Contract Guide for Design Professionals

© 2012 by ConstructionRisk, LLC and Zurich American Insurance Company.  Author:  J. Kent Holland
This Contract Guide was written by Kent Holland for Zurich North America as part of the design professional risk management services offered to insureds of Zurich North America Commercial Markets.  It includes discussions addressing 50 contract clauses. While these are not all the clauses that may be included in a contract, they are the ones that I have found historically to cause the greatest liability concerns.

In some sections we address the subject with only a short discussion and an example clause to demonstrate the points made. In other sections, we describe potential problems and solutions in more detail and review multiple examples of possible contract clauses. In some sections we have included examples of one-sided language from contracts generated by owner/clients.

This is to familiarize the reader with potential problem language to look for when reviewing a contract that has been generated by the owner.

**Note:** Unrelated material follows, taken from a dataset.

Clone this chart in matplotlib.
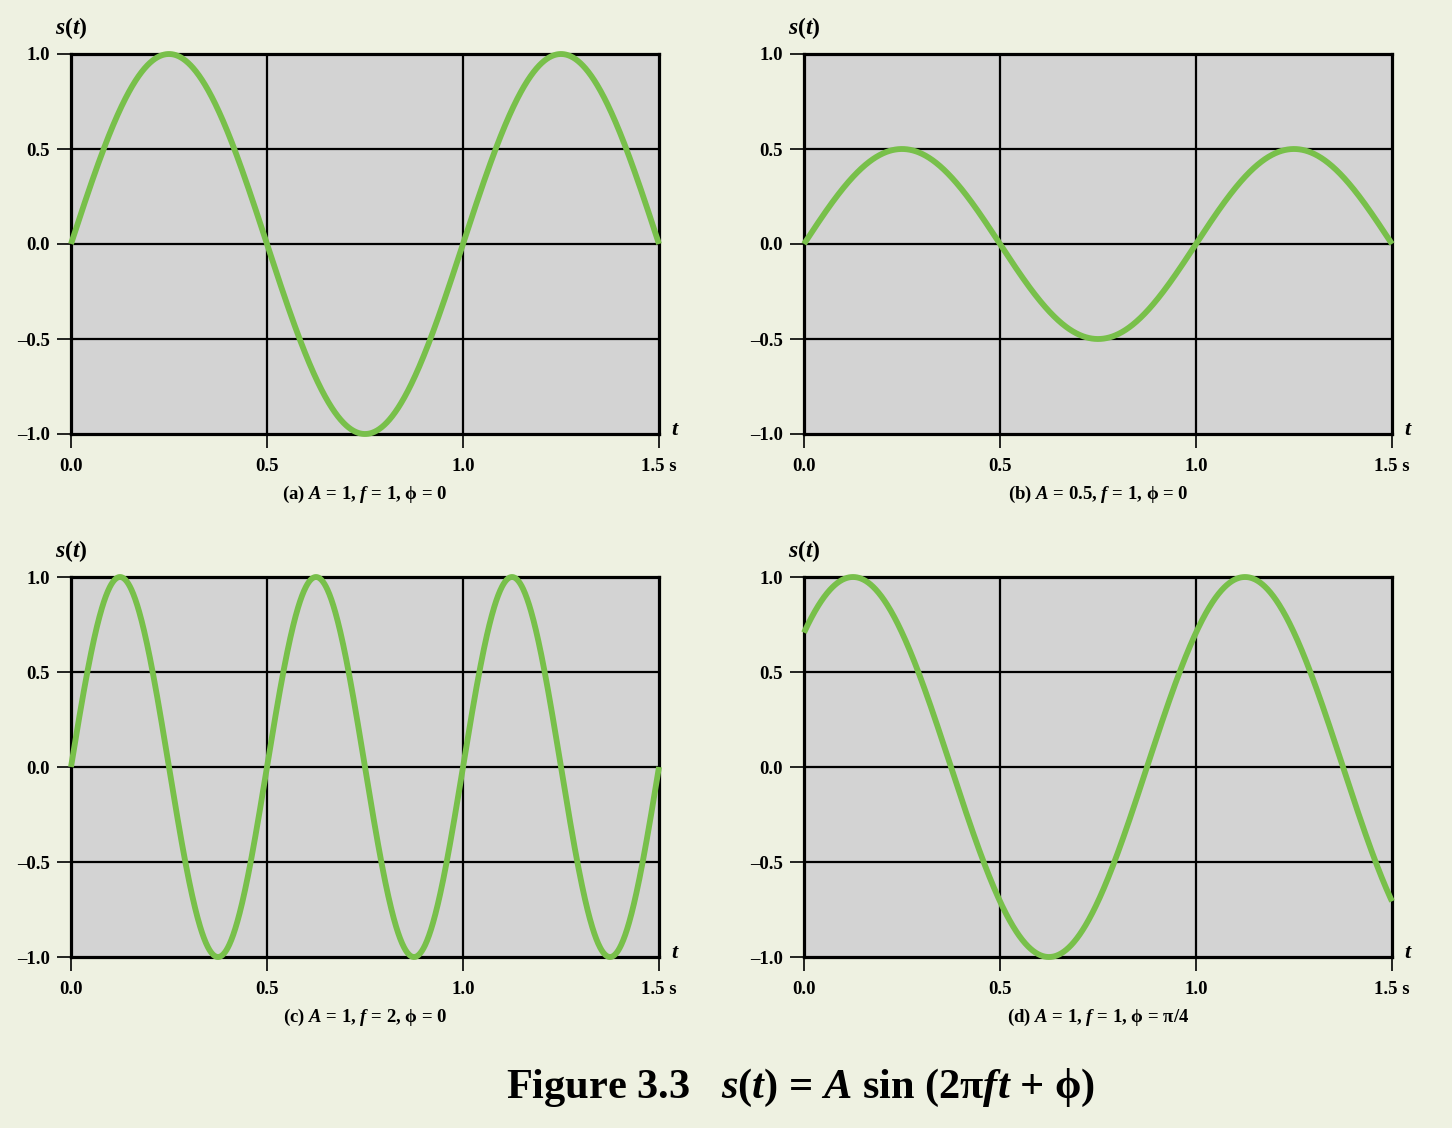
import numpy as np
import matplotlib
matplotlib.use("Agg")
import matplotlib.pyplot as plt

# ---- data ----
amplitudes = [1.0, 0.5, 1.0, 1.0]
frequencies = [1.0, 1.0, 2.0, 1.0]
phases = [0.0, 0.0, 0.0, np.pi / 4]
captions = [
    r"(a) $A$ = 1, $f$ = 1, ϕ = 0",
    r"(b) $A$ = 0.5, $f$ = 1, ϕ = 0",
    r"(c) $A$ = 1, $f$ = 2, ϕ = 0",
    r"(d) $A$ = 1, $f$ = 1, ϕ = π/4",
]
x_ticks = [0.0, 0.5, 1.0, 1.5]
x_tick_labels = ["0.0", "0.5", "1.0", "1.5 s"]
y_ticks = [-1.0, -0.5, 0.0, 0.5, 1.0]
y_tick_labels = ["–1.0", "–0.5", "0.0", "0.5", "1.0"]
t_range = (0.0, 1.5)

plt.rcParams['font.family'] = ['Liberation Serif', 'DejaVu Serif']
plt.rcParams['font.weight'] = 'bold'
plt.rcParams['mathtext.fontset'] = 'custom'
plt.rcParams['mathtext.rm'] = 'Liberation Serif:bold'
plt.rcParams['mathtext.it'] = 'Liberation Serif:italic:bold'
plt.rcParams['mathtext.bf'] = 'Liberation Serif:bold'

BG = '#eef1e1'
FACE = '#d3d3d3'
GREEN = '#78c04a'

fig = plt.figure(figsize=(14.52, 11.28), dpi=100, facecolor=BG)

W = 588 / 1452
H = 380 / 1128
lefts = [71 / 1452, 804 / 1452]
bottoms = [1 - 434 / 1128, 1 - 957 / 1128]
positions = [(lefts[0], bottoms[0]), (lefts[1], bottoms[0]),
             (lefts[0], bottoms[1]), (lefts[1], bottoms[1])]

t = np.linspace(t_range[0], t_range[1], 1200)

for i, (l, b) in enumerate(positions):
    ax = fig.add_axes([l, b, W, H])
    ax.set_facecolor(FACE)
    s = amplitudes[i] * np.sin(2 * np.pi * frequencies[i] * t + phases[i])
    ax.plot(t, s, color=GREEN, lw=4.2, zorder=5, clip_on=False,
            solid_capstyle='butt')
    ax.set_xlim(*t_range)
    ax.set_ylim(-1.0, 1.0)
    ax.set_xticks(x_ticks)
    ax.set_xticklabels(x_tick_labels)
    ax.set_yticks(y_ticks)
    ax.set_yticklabels(y_tick_labels)
    for yv in [-0.5, 0.0, 0.5]:
        ax.axhline(yv, color='black', lw=1.6, zorder=2)
    for xv in [0.5, 1.0]:
        ax.axvline(xv, color='black', lw=1.6, zorder=2)
    for sp in ax.spines.values():
        sp.set_linewidth(2.3)
        sp.set_color('black')
        sp.set_zorder(4)
    ax.tick_params(axis='both', direction='out', length=10, width=1.2,
                   labelsize=13.5, colors='black')
    ax.tick_params(axis='x', pad=7)
    ax.tick_params(axis='y', pad=5)
    for lab in ax.get_xticklabels() + ax.get_yticklabels():
        lab.set_fontweight('bold')
    ax.text(-0.0, 1.035, r"$s(t)$", transform=ax.transAxes, fontsize=17,
            ha='center', va='bottom')
    ax.text(1.027, 0.01, r"$t$", transform=ax.transAxes, fontsize=16,
            ha='center', va='center')
    ax.text(0.5, -0.158, captions[i], transform=ax.transAxes, fontsize=13.5,
            ha='center', va='center')

fig.text(800 / 1452, 1 - 1088 / 1128,
         r"Figure 3.3   $s(t)$ = $A$ sin (2π$ft$ + ϕ)",
         fontsize=30.5, ha='center', va='center')

fig.savefig("out.png", dpi=100, facecolor=BG)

The samples of one-sided contract language present major risk management problems and will likely foster poor relations between the clients and design professionals. Both the client and the professional consultant would be well advised instead to seek a more appropriate and balanced allocation of risk.

In selecting the clauses for this guide, I chose among a database of many contracts that I have reviewed over the years. They are not intended to represent “the best” clauses from the Consultant’s perspective, but are simply representative clauses for the subjects discussed. We reiterate that the clauses are presented solely for educational purposes and to help facilitate an understanding of the issues discussed.

These clauses are not intended to be used in any particular contract and we make no representation that this language is appropriate for use in all your contracts. You should have legal counsel advise you on what language is appropriate for your contract, on your particular project, and in the specific state where the project is located. State laws, public policy and industry custom may affect how any clause is interpreted and applied in any given situation.